Fault uncertainty modelling

The existence, position, shape, size and displacement of faults play an important role in several aspects of reservoir modelling including flow simulations, volume calculations and well planning. To model the faults, seismic inputs with both interpretation and migration uncertainty and well observations with uncertainty in log interpretations are applied. Uncertainty in the interpretation of the horizons causes uncertainty in the fault displacement. All these different sources of uncertainty should be included in the fault modelling.
The relationship between faults and their size and shape defines the compartments of the reservoir and influences the simulated flow paths. The modelling of the fault displacement can have great impact on whether the fluids flow through the fault or the fault acts as a barrier in the model. The joint uncertainty in the position and size of boundary faults plays a role in the volume estimation, and this uncertainty should be accounted for also in well planning to avoid drilling outside the desired area or directly through a fault.
We will present a fault modelling tool where different realizations of the structural model related to the above mentioned uncertainties can be generated. This is done by using a flexible representation of the faults which lets us update the fault geometry, fault displacement and fault size both in deterministic and stochastic ways.

We will show how uncertainty envelopes around faults can be generated.
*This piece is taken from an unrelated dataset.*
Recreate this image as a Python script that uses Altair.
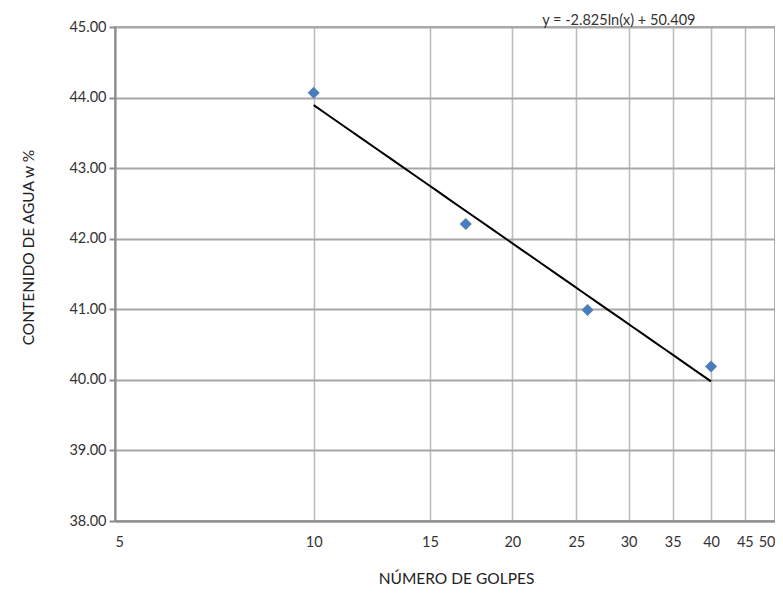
import altair as alt
import pandas as pd

golpes = [10, 17, 26, 40]
contenido = [44.07, 42.21, 40.99, 40.19]
x_ticks = [5, 10, 15, 20, 25, 30, 35, 40, 45, 50]
y_ticks = [38, 39, 40, 41, 42, 43, 44, 45]
equation = "y = -2.825ln(x) + 50.409"

df = pd.DataFrame({"golpes": golpes, "contenido": contenido})

FONT = "Lato"

x_scale = alt.Scale(type="log", domain=[5, 50], nice=False)
y_scale = alt.Scale(domain=[38, 45], nice=False, zero=False)

x_enc = alt.X(
    "golpes:Q",
    scale=x_scale,
    axis=alt.Axis(
        values=x_ticks, format="d", title="NÚMERO DE GOLPES",
        grid=True, gridColor="#bdbdbd", gridWidth=1.6,
        ticks=False, labelPadding=14, labelFontSize=14.5, labelColor="#333333",
        labelFont=FONT, domainColor="#8c8c8c", domainWidth=2,
        titleFont=FONT, titleFontSize=15.5, titleFontWeight="normal", titleColor="#222222",
        titleX=341, titleY=57, titleBaseline="middle", titleAlign="center",
    ),
)
y_enc = alt.Y(
    "contenido:Q",
    scale=y_scale,
    axis=alt.Axis(
        values=y_ticks, format=".2f", title="CONTENIDO DE AGUA w %",
        grid=True, gridColor="#a8a8a8", gridWidth=2,
        tickSize=6, tickColor="#8c8c8c", tickWidth=2, labelPadding=3,
        labelFontSize=14.5, labelColor="#333333", labelFont=FONT,
        domainColor="#8c8c8c", domainWidth=2,
        titleFont=FONT, titleFontSize=15.5, titleFontWeight="normal", titleColor="#222222",
        titleX=-87, titleY=220, titleAngle=270, titleBaseline="middle", titleAlign="center",
    ),
)

points = alt.Chart(df).mark_point(
    shape="diamond", filled=True, size=144, color="#4a7ebb", opacity=1
).encode(x=x_enc, y=y_enc)

trend = alt.Chart(df).transform_regression(
    "golpes", "contenido", method="log"
).mark_line(color="#000000", strokeWidth=2).encode(
    x=alt.X("golpes:Q", scale=x_scale),
    y=alt.Y("contenido:Q", scale=y_scale),
)

label = alt.Chart(pd.DataFrame({"t": [equation]})).mark_text(
    font=FONT, fontSize=14.5, color="#333333", baseline="middle", align="center"
).encode(x=alt.datum(29), y=alt.datum(45.09), text="t:N")

chart = alt.layer(trend, points, label).properties(
    width=660, height=494,
    autosize=alt.AutoSizeParams(type="none"),
    padding={"left": 107, "top": 19, "right": 0, "bottom": 66},
).configure_view(stroke="#a8a8a8", strokeWidth=2)

chart.save("out.html", embed_options={"renderer": "svg", "actions": False})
These envelopes are based on seismic uncertainty and define the space for the fault to reside in. Both stochastic and deterministic change of position and shape of the fault can be performed within the envelope. The envelope and fault position can be conditioned to well data. The displacement and the length of the faults can be modified by deterministic or stochastic processes. The displacement is modelled by elliptic trends combined with input from interpreted seismic horizons. The deterministic modification implies either a scaling of the throw, leaving the length of the fault unchanged or increasing/decreasing the throw by a constant which means that a new fault tip line is estimated. In both the case of position change and displacement modification, the deterministic workflows are typically used to establish base and min/max scenarios while stochastic realizations are applied in a Monte-Carlo setting to calculate statistical properties.
Faults below seismic resolution can be modelled by a stochastic process that distributes smaller faults in the reservoir either through global trends or as secondary faults linked to seismic visible primary faults.

The modelling tool allows for setting up different workflows to analyse the sources of uncertainty one at the time or combined to give a total effect. Examples from a synthetic case based on a real reservoir will be given to show different aspects of the uncertainty modelling.